What to produce:
Below are the entries; state how many of their lines contain the string "this", and nothing more.

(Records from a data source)
** Start **

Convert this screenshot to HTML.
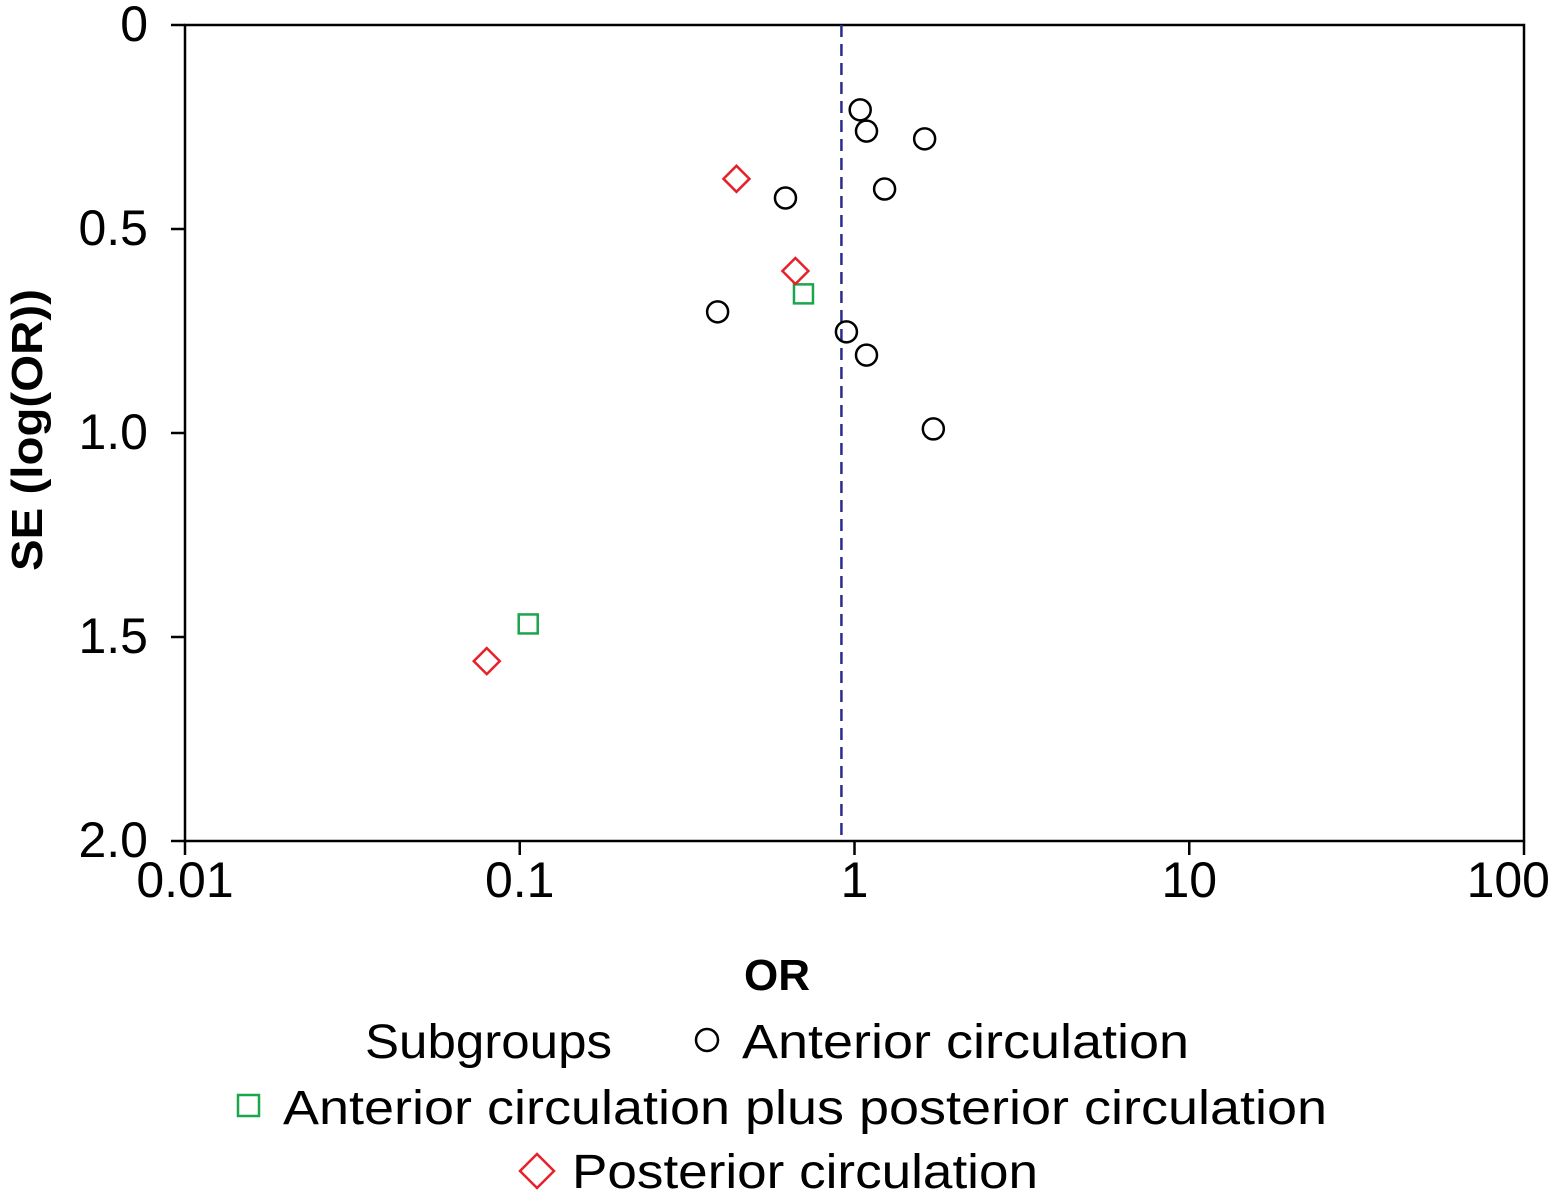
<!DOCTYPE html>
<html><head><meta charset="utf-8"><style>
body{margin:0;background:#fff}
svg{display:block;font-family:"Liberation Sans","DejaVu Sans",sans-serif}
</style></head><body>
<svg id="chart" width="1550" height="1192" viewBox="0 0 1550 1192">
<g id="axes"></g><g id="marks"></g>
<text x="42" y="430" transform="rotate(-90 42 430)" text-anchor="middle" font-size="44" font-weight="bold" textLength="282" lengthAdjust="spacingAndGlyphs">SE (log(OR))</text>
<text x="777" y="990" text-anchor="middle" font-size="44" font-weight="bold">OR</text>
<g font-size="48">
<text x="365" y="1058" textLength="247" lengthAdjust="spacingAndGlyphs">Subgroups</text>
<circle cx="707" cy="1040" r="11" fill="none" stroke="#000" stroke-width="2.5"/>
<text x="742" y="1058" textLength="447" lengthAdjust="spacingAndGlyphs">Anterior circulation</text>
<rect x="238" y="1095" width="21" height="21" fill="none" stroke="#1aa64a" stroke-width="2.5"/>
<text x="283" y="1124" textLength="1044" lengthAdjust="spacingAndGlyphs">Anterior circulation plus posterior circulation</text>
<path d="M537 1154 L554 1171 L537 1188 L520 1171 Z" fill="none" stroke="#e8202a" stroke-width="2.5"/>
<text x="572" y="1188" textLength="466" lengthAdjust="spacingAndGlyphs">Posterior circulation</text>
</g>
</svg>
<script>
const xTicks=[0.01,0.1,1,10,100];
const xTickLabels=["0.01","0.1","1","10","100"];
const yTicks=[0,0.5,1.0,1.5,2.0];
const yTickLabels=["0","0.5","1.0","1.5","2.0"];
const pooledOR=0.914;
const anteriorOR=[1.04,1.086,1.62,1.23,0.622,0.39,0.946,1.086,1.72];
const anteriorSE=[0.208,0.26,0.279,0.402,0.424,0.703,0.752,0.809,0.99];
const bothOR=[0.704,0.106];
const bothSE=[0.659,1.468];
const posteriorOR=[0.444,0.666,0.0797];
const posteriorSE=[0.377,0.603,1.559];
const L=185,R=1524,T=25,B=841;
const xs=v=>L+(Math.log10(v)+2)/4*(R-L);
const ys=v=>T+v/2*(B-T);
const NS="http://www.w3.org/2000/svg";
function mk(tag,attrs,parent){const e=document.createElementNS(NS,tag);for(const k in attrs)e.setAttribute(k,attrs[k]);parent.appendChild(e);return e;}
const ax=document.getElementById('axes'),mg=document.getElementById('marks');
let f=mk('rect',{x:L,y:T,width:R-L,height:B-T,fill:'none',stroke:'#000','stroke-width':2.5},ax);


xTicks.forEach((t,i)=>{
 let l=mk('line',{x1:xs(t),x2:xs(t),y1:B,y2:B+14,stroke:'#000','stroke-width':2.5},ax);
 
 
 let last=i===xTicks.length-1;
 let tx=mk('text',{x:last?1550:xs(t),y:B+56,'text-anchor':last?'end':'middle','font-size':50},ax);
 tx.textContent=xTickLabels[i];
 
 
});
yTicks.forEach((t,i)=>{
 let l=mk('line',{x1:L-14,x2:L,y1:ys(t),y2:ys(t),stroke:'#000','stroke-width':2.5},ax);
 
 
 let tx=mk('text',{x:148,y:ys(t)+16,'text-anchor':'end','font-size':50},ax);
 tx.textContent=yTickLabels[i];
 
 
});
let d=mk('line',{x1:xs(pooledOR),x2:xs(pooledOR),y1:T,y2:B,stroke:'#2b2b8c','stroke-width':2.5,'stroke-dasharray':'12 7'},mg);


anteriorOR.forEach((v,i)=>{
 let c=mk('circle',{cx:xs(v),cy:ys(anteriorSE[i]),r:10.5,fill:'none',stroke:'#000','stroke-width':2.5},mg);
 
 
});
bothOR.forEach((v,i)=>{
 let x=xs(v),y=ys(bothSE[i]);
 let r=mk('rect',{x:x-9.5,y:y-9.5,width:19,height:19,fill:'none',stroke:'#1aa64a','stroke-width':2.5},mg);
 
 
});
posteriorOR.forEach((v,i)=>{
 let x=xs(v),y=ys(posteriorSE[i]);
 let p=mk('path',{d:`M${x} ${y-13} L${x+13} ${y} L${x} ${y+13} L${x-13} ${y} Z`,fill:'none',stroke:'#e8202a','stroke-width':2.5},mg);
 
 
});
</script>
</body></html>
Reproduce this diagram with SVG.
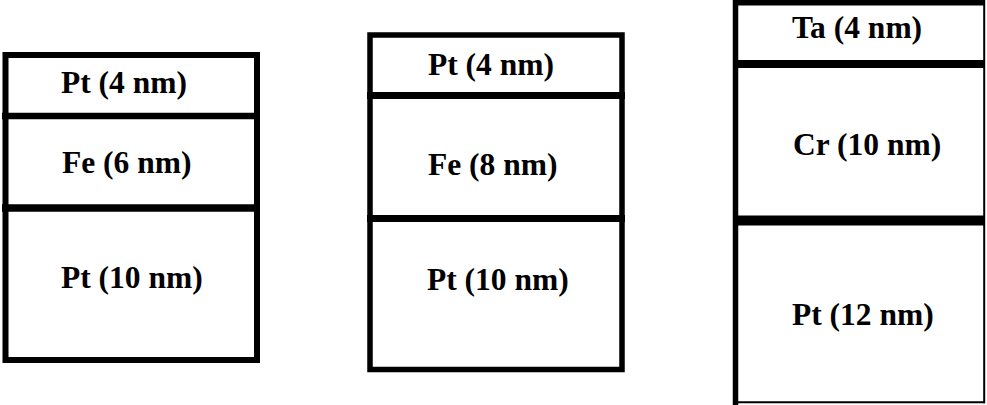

** End **

Written answer:
2